__WHAT TO PRODUCE__.
Pictures stay out of this copy, which runs from the first line of the material through the line containing "const yTicks = [0, 2, 4, 6, 8, 10, 12];".

--- begin GIVEN RECORDS ---

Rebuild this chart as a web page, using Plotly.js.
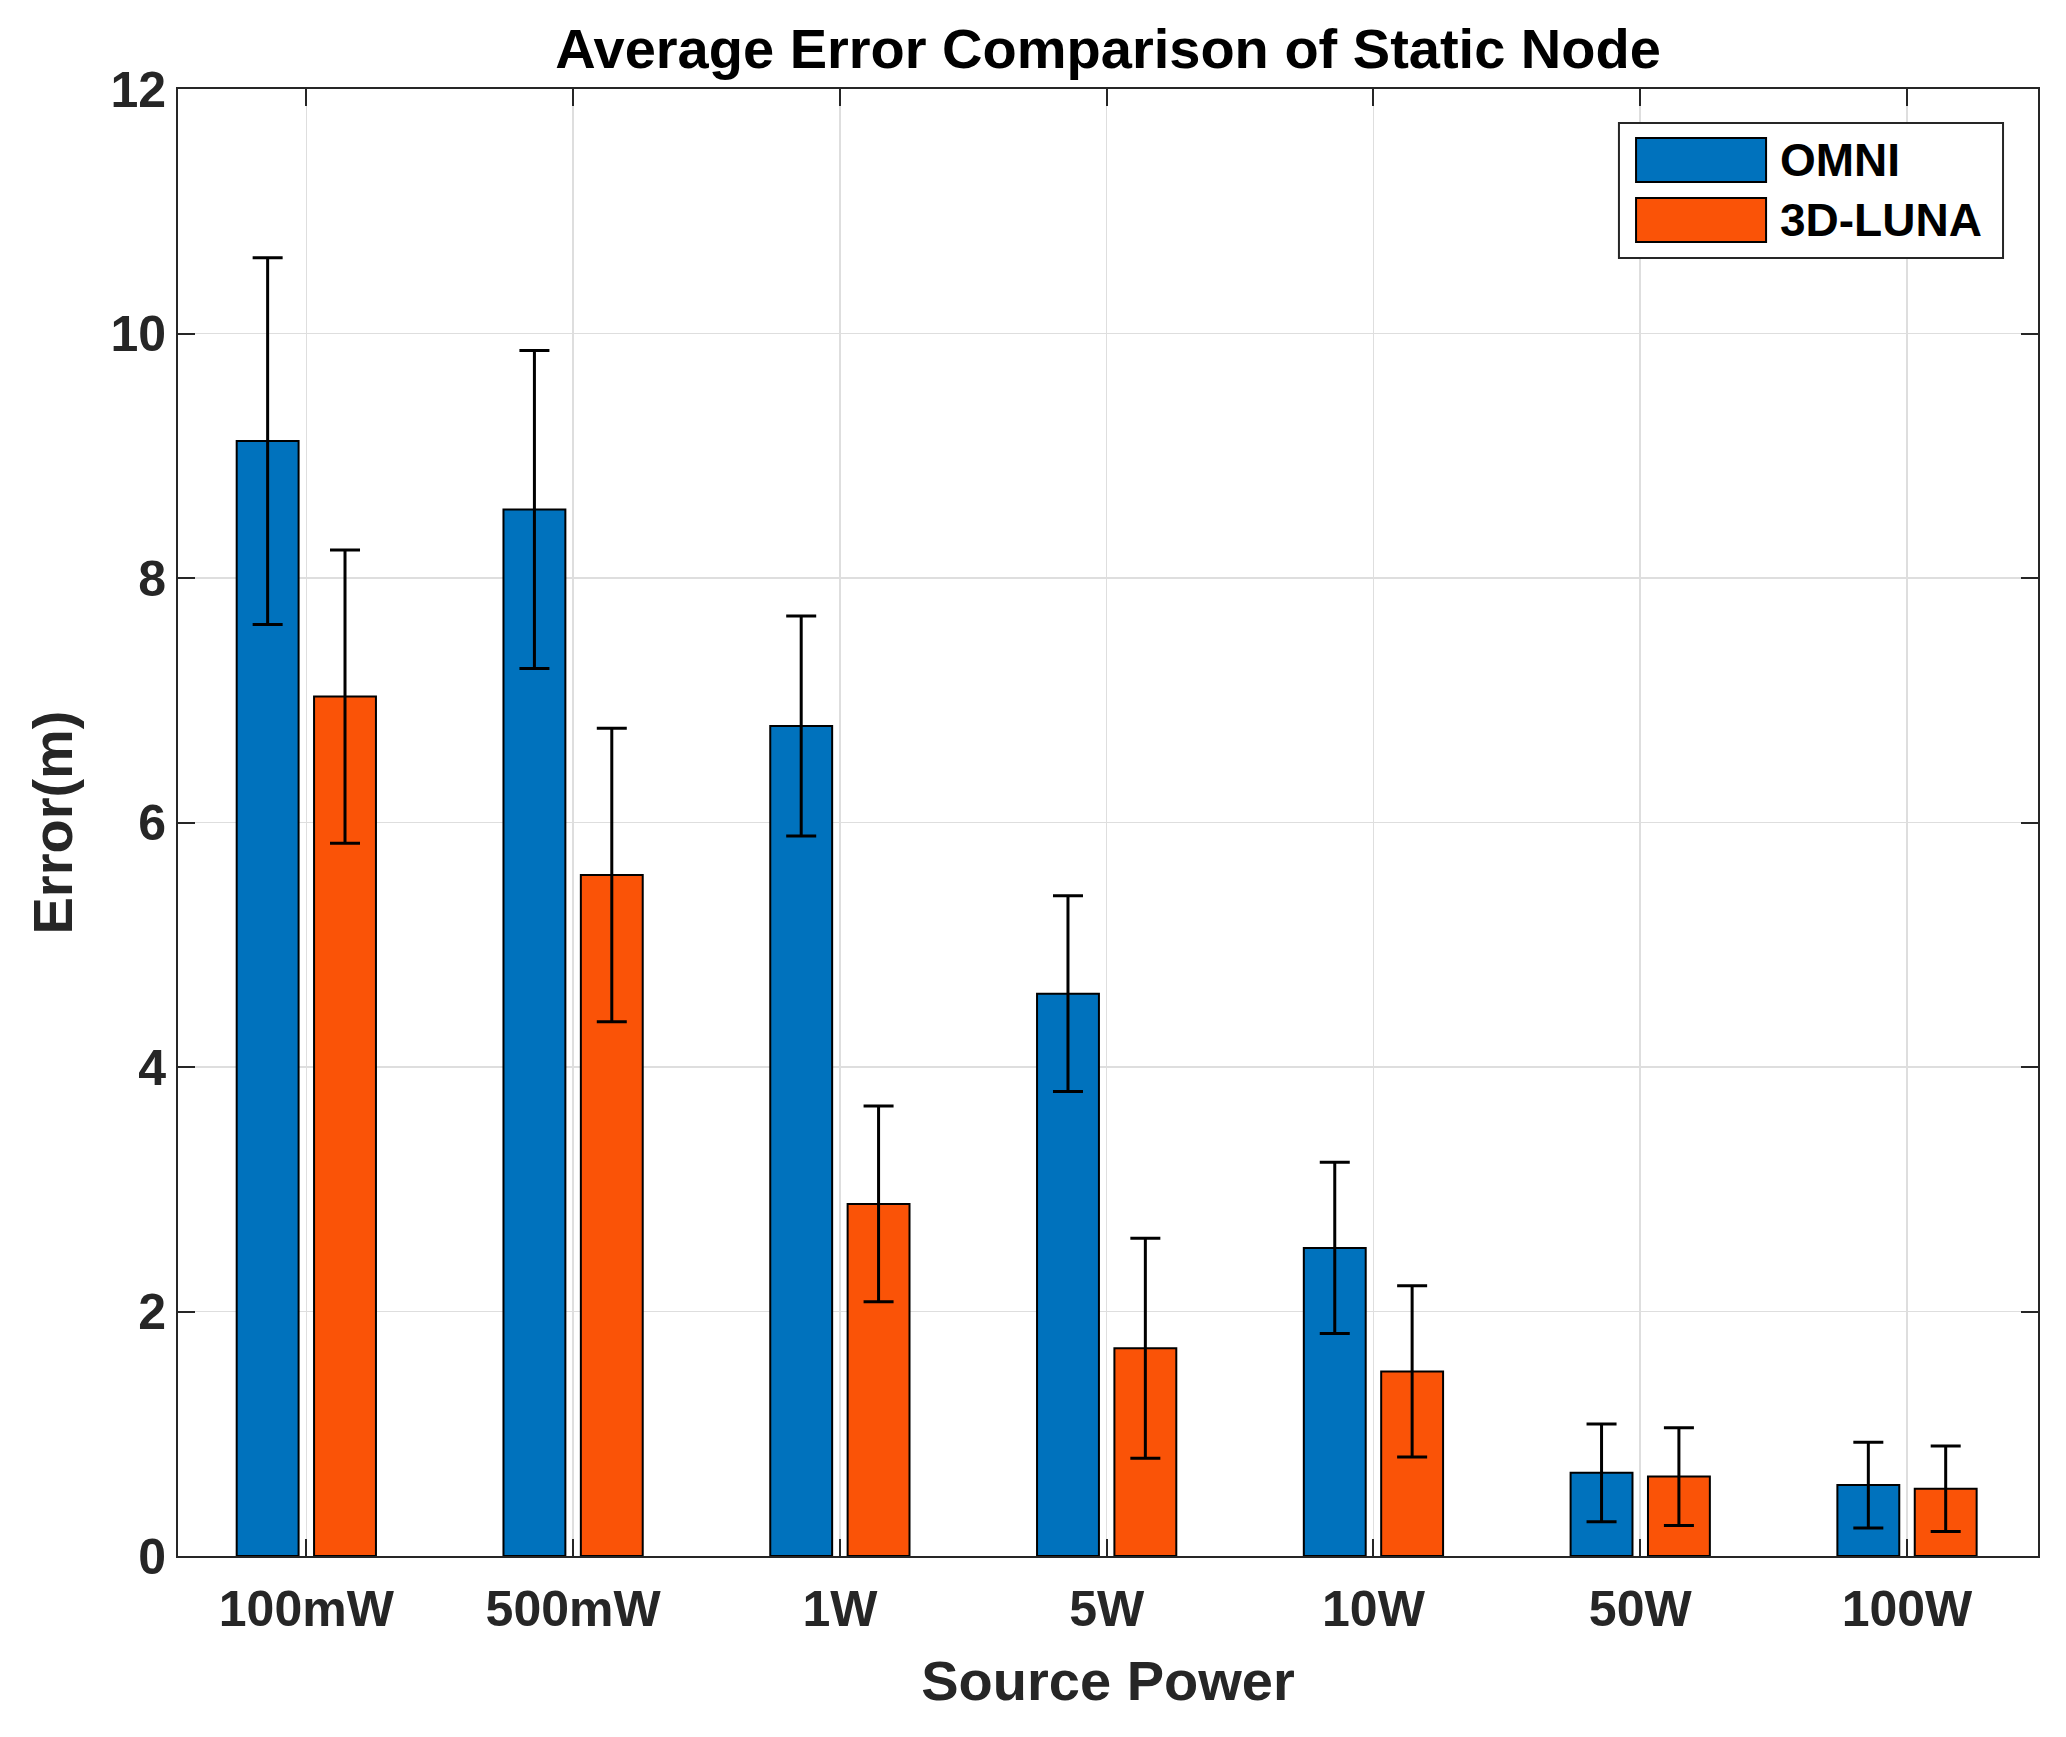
<!DOCTYPE html>
<html>
<head>
<meta charset="utf-8">
<script src="https://cdn.plot.ly/plotly-3.0.1.min.js"></script>
<style>html,body{margin:0;padding:0;background:#fff;}#chart{width:2066px;height:1737px;}</style>
</head>
<body>
<div id="chart"></div>
<script>
const categories = ["100mW", "500mW", "1W", "5W", "10W", "50W", "100W"];
const seriesNames = ["OMNI", "3D-LUNA"];
const omniError = [9.12, 8.56, 6.79, 4.60, 2.52, 0.68, 0.58];
const omniStd = [1.50, 1.30, 0.90, 0.80, 0.70, 0.40, 0.35];
const lunaError = [7.03, 5.57, 2.88, 1.70, 1.51, 0.65, 0.55];
const lunaStd = [1.20, 1.20, 0.80, 0.90, 0.70, 0.40, 0.35];
const yTicks = [0, 2, 4, 6, 8, 10, 12];

const colors = ["#0072BD", "#FA5307"];
const FONT = "Liberation Sans, Arial, Helvetica, sans-serif";
const txt = "#262626";

function barTrace(name, y, err, color) {
  return {
    type: "bar", name: name, x: categories, y: y,
    marker: {color: color, line: {color: "#000", width: 2}},
    error_y: {type: "data", array: err, visible: true, color: "#000", thickness: 3, width: 15},
    showlegend: false, hoverinfo: "x+y"
  };
}

const data = [
  barTrace(seriesNames[0], omniError, omniStd, colors[0]),
  barTrace(seriesNames[1], lunaError, lunaStd, colors[1])
];

const L = {x0: 0.7747, x1: 0.9812, y0: 0.8848, y1: 0.9768};
const sw = [{y0: 0.9366, y1: 0.9666}, {y0: 0.8957, y1: 0.9257}];

const layout = {
  width: 2066, height: 1737,
  margin: {l: 178, r: 28, t: 89, b: 181, pad: 0},
  paper_bgcolor: "#fff", plot_bgcolor: "#fff",
  barmode: "group", bargap: 0.42, bargroupgap: 0.2,
  font: {family: FONT, color: txt},
  title: {
    text: "<b>Average Error Comparison of Static Node</b>",
    font: {family: FONT, size: 56, color: "#000"},
    x: 0.5, xref: "paper", xanchor: "center",
    y: 1 - 48 / 1737, yref: "container", yanchor: "middle"
  },
  xaxis: {
    type: "category", range: [-0.481, 6.491],
    showline: true, linecolor: txt, linewidth: 2, mirror: "ticks",
    ticks: "inside", ticklen: 17, tickwidth: 2, tickcolor: txt,
    showgrid: true, gridcolor: "#dedede", gridwidth: 1.5,
    tickfont: {family: FONT, size: 50, color: txt},
    ticklabelstandoff: 8,
    ticktext: categories.map(c => "<b>" + c + "</b>"), tickvals: categories, tickmode: "array",
    title: {text: "<b>Source Power</b>", font: {family: FONT, size: 56, color: txt}, standoff: 25},
    zeroline: false, fixedrange: true
  },
  yaxis: {
    range: [0, 12], tickmode: "array", tickvals: yTicks,
    ticktext: yTicks.map(v => "<b>" + v + "</b>"),
    showline: true, linecolor: txt, linewidth: 2, mirror: "ticks",
    ticks: "inside", ticklen: 17, tickwidth: 2, tickcolor: txt,
    showgrid: true, gridcolor: "#dedede", gridwidth: 1.5,
    tickfont: {family: FONT, size: 50, color: txt},
    title: {text: "<b>Error(m)</b>", font: {family: FONT, size: 56, color: txt}, standoff: 20},
    zeroline: false, fixedrange: true
  },
  shapes: [
    {type: "rect", xref: "paper", yref: "paper", x0: L.x0, x1: L.x1, y0: L.y0, y1: L.y1,
     line: {color: txt, width: 2}, fillcolor: "#fff", layer: "above"},
    {type: "rect", xref: "paper", yref: "paper", x0: 0.7839, x1: 0.8538, y0: sw[0].y0, y1: sw[0].y1,
     line: {color: "#000", width: 2}, fillcolor: colors[0], layer: "above"},
    {type: "rect", xref: "paper", yref: "paper", x0: 0.7839, x1: 0.8538, y0: sw[1].y0, y1: sw[1].y1,
     line: {color: "#000", width: 2}, fillcolor: colors[1], layer: "above"}
  ],
  annotations: seriesNames.map((n, i) => ({
    xref: "paper", yref: "paper", x: 0.8602, y: (sw[i].y0 + sw[i].y1) / 2,
    xanchor: "left", yanchor: "middle", showarrow: false,
    text: "<b>" + n + "</b>", font: {family: FONT, size: 46, color: "#000"}
  }))
};

Plotly.newPlot("chart", data, layout, {displayModeBar: false, staticPlot: true});
</script>
</body>
</html>
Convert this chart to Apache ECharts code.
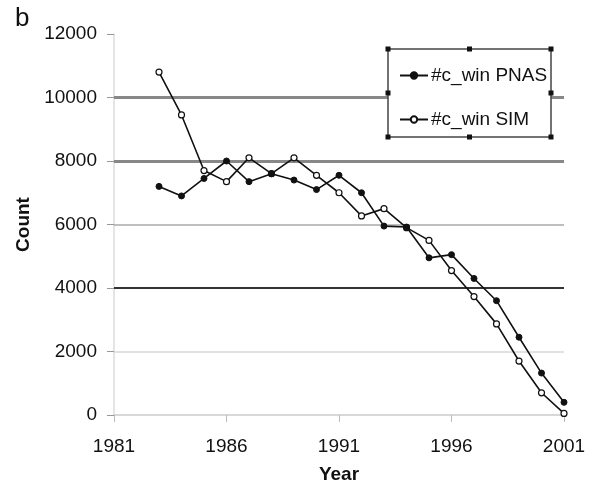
<!DOCTYPE html>
<html>
<head>
<meta charset="utf-8">
<script src="https://cdn.jsdelivr.net/npm/echarts@6/dist/echarts.min.js"></script>
<style>
  html, body { margin: 0; padding: 0; background: #fff; }
  #main { width: 593px; height: 493px; }
</style>
</head>
<body>
<div id="main"></div>
<script>
// years on the x axis, 1981 - 2001
var years = ['1981', '1982', '1983', '1984', '1985', '1986', '1987', '1988', '1989', '1990', '1991',
             '1992', '1993', '1994', '1995', '1996', '1997', '1998', '1999', '2000', '2001'];
// #c_win PNAS (filled dots)
var pnas = [null, null, 7200, 6900, 7450, 8000, 7350, 7600, 7400, 7100, 7550,
            7000, 5950, 5920, 4950, 5050, 4300, 3600, 2450, 1320, 400];
// #c_win SIM (open dots)
var sim = [null, null, 10800, 9450, 7700, 7350, 8100, 7600, 8100, 7550, 7000,
           6270, 6500, 5900, 5500, 4550, 3730, 2870, 1700, 700, 50];
// horizontal gridlines
var gridValues = [2000, 4000, 6000, 8000, 10000];

var font = 'Liberation Sans, Arial, sans-serif';
var chart = echarts.init(document.getElementById('main'));

// gridline look (scanned figure: some lines heavy, some faint)
var gridStyles = {
    2000: { color: '#d8d8d8', width: 1.5 },
    4000: { color: '#333', width: 1.8 },
    6000: { color: '#aaa', width: 1.5 },
    8000: { color: '#888', width: 3 },
    10000: { color: '#888', width: 3 }
};

// legend box with selection handles
var box = { x: 388, y: 49, w: 163, h: 88 };
var handles = [];
[[0, 0], [0.5, 0], [1, 0], [0, 0.5], [1, 0.5], [0, 1], [0.5, 1], [1, 1]].forEach(function (p) {
    handles.push({
        type: 'rect',
        shape: { x: box.x + p[0] * box.w - 2.5, y: box.y + p[1] * box.h - 2.5, width: 5, height: 5 },
        style: { fill: '#111' },
        z: 10
    });
});

chart.setOption({
    animation: false,
    backgroundColor: '#fff',
    grid: { left: 114, right: 29, top: 34, bottom: 78 },
    graphic: [
        {
            type: 'text', left: 15, top: 6,
            style: { text: 'b', font: '26px ' + font, fill: '#111' }
        },
        {
            type: 'rect',
            shape: { x: box.x, y: box.y, width: box.w, height: box.h },
            style: { fill: '#fff', stroke: '#444', lineWidth: 1.5 },
            z: 9
        }
    ].concat(handles),
    legend: {
        orient: 'vertical',
        left: 394, top: 61,
        itemGap: 25,
        itemWidth: 28, itemHeight: 8,
        z: 11,
        textStyle: { fontFamily: font, fontSize: 19, color: '#111', padding: [0, 0, 0, -2] },
        data: ['#c_win PNAS', '#c_win SIM']
    },
    xAxis: {
        type: 'category',
        data: years,
        boundaryGap: false,
        axisLine: { lineStyle: { color: '#ccc', width: 1.5 } },
        axisTick: { interval: 4, length: 7, lineStyle: { color: '#bbb' } },
        axisLabel: { interval: 4, margin: 22, fontFamily: font, fontSize: 19, color: '#111' },
        splitLine: { show: false },
        name: 'Year',
        nameLocation: 'middle',
        nameGap: 50,
        nameTextStyle: { fontFamily: font, fontSize: 19, fontWeight: 'bold', color: '#111' }
    },
    yAxis: {
        type: 'value',
        min: 0, max: 12000, interval: 2000,
        axisLine: { show: true, lineStyle: { color: '#ddd', width: 1.5 } },
        axisTick: { show: true, length: 7, lineStyle: { color: '#999' } },
        axisLabel: {
            margin: 17, fontFamily: font, fontSize: 19, color: '#111',
            formatter: function (v) { return String(v); }
        },
        splitLine: { show: false },
        name: 'Count',
        nameLocation: 'middle',
        nameGap: 78,
        nameTextStyle: { fontFamily: font, fontSize: 19, fontWeight: 'bold', color: '#111' }
    },
    series: [
        {
            name: '#c_win PNAS',
            type: 'line',
            data: pnas,
            z: 5,
            symbol: 'circle', symbolSize: 6,
            itemStyle: { color: '#111', borderColor: '#111', borderWidth: 1 },
            lineStyle: { color: '#111', width: 1.6 },
            markLine: {
                silent: true, symbol: 'none', z: 1,
                label: { show: false },
                data: gridValues.map(function (v) {
                    return { yAxis: v, lineStyle: { type: 'solid', color: gridStyles[v].color, width: gridStyles[v].width } };
                })
            }
        },
        {
            name: '#c_win SIM',
            type: 'line',
            data: sim,
            z: 4,
            symbol: 'circle', symbolSize: 6,
            itemStyle: { color: '#fff', borderColor: '#111', borderWidth: 1.2 },
            lineStyle: { color: '#111', width: 1.6 }
        }
    ]
});
</script>
</body>
</html>
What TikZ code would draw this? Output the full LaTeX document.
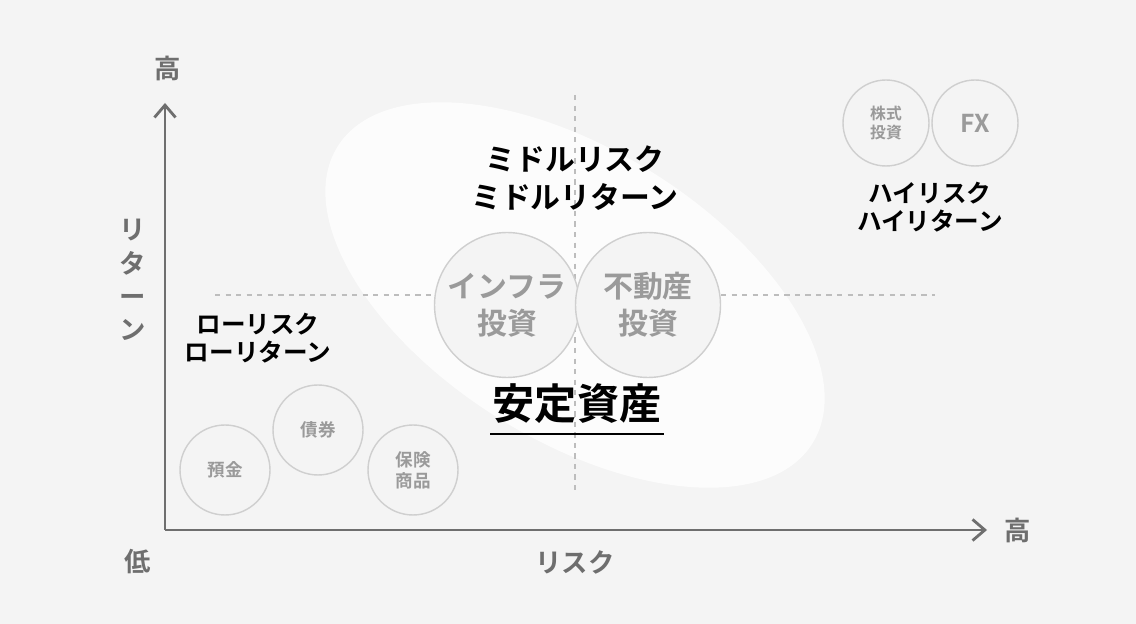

--- end GIVEN RECORDS ---

__RESPONSE TO THIS TASK__.
Rebuild this chart as a web page, using Plotly.js.
<!DOCTYPE html>
<html>
<head>
<meta charset="utf-8">
<script src="https://cdn.plot.ly/plotly-3.0.1.min.js"></script>
<style>html,body{margin:0;padding:0;background:#fff;}#chart{width:2066px;height:1737px;}</style>
</head>
<body>
<div id="chart"></div>
<script>
const categories = ["100mW", "500mW", "1W", "5W", "10W", "50W", "100W"];
const seriesNames = ["OMNI", "3D-LUNA"];
const omniError = [9.12, 8.56, 6.79, 4.60, 2.52, 0.68, 0.58];
const omniStd = [1.50, 1.30, 0.90, 0.80, 0.70, 0.40, 0.35];
const lunaError = [7.03, 5.57, 2.88, 1.70, 1.51, 0.65, 0.55];
const lunaStd = [1.20, 1.20, 0.80, 0.90, 0.70, 0.40, 0.35];
const yTicks = [0, 2, 4, 6, 8, 10, 12];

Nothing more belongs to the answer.